Ken Evraire

Profile
- Position: Slotback

Personal information
- Born: July 17, 1965 (age 60) Toronto, Ontario, Canada

Career information
- University: Wilfrid Laurier
- CFL draft: 1988: 2nd round, 9th overall pick

Career history
- 1988–1990: Ottawa Rough Riders
- 1990–1994: Hamilton Tiger-Cats
- 1995: Ottawa Rough Riders
- 1996: Saskatchewan Roughriders
- 1997: Hamilton Tiger-Cats

Awards and highlights
- Lew Hayman Trophy (1992); CFL East All-Star (1992);

= Ken Evraire =

Ken Evraire (born July 17, 1965) is a former television journalist, host and former professional football league player. At present, Evraire is a keynote speaker/presenter (featuring The I in Team and Coaching Up is the only option" presentations), interim Executive Director at TGC Ottawa and pre/post game analyst for the Ottawa Redblacks on TSN 1200.

Football History -
At the university level, he played as a slotback (SB), for the Golden Hawks of the Wilfrid Laurier University from 1985 to 1988. He was named three times in the Ontario University Athletics's first all-star team and twice in the Canadian Interuniversity Sport First All-Canadian Team. He was also named the OUA MVP in 1988 and the league's rookie of the year in 1986. In 1987, the Golden Hawks won the Yates Cup and was involved in a historic play in which he received a 106-yard pass that led the team to the Ontario championship. He was inducted in the Golden Hawks Hall of Fame in 1993. While playing football, he also earned at the same time a bachelor's degree in communications.

Evraire played nine seasons in the Canadian Football League for the Ottawa Rough Riders, Hamilton Tiger-Cats and Saskatchewan Roughriders.

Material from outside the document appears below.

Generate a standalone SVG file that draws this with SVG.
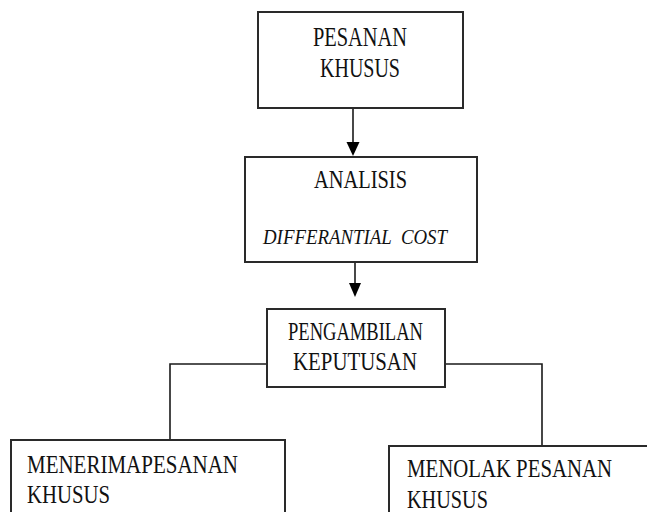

He spent seven years with Hamilton. In 1992, while with the Tiger-Cats, he won the Lew Hayman Trophy which is awarded to the most outstanding Canadian in the Eastern Division.

Following his career, Evraire worked until 2009 as a sports reporter at A in Ottawa and co-hosted along with Lianne Laing, Senators Primetime, a post-game talk show following each Ottawa Senators hockey game on A, generally on Thursday Nights.

In June 2009; he joined the CTV Ottawa as a weekend sports anchor following A's cancellation of evening and weekend newscasts at 6 and 11.

Beginning with the 2010 season, Evraire is the head coach of the Ottawa Invaders of the Northern Football Conference. In their inaugural season, he led the team to a 3-4-1 record. He coached the Invaders to 2 consecutive league finals and then launched RedZone7 Football.

Evraire is married to Pamela Steeves and has 3 children (Elijah, Summer and Nate).
Evraire has a cousin, named Chris Evraire who played in the CFL for Edmonton Eskimos and Ottawa Renegades.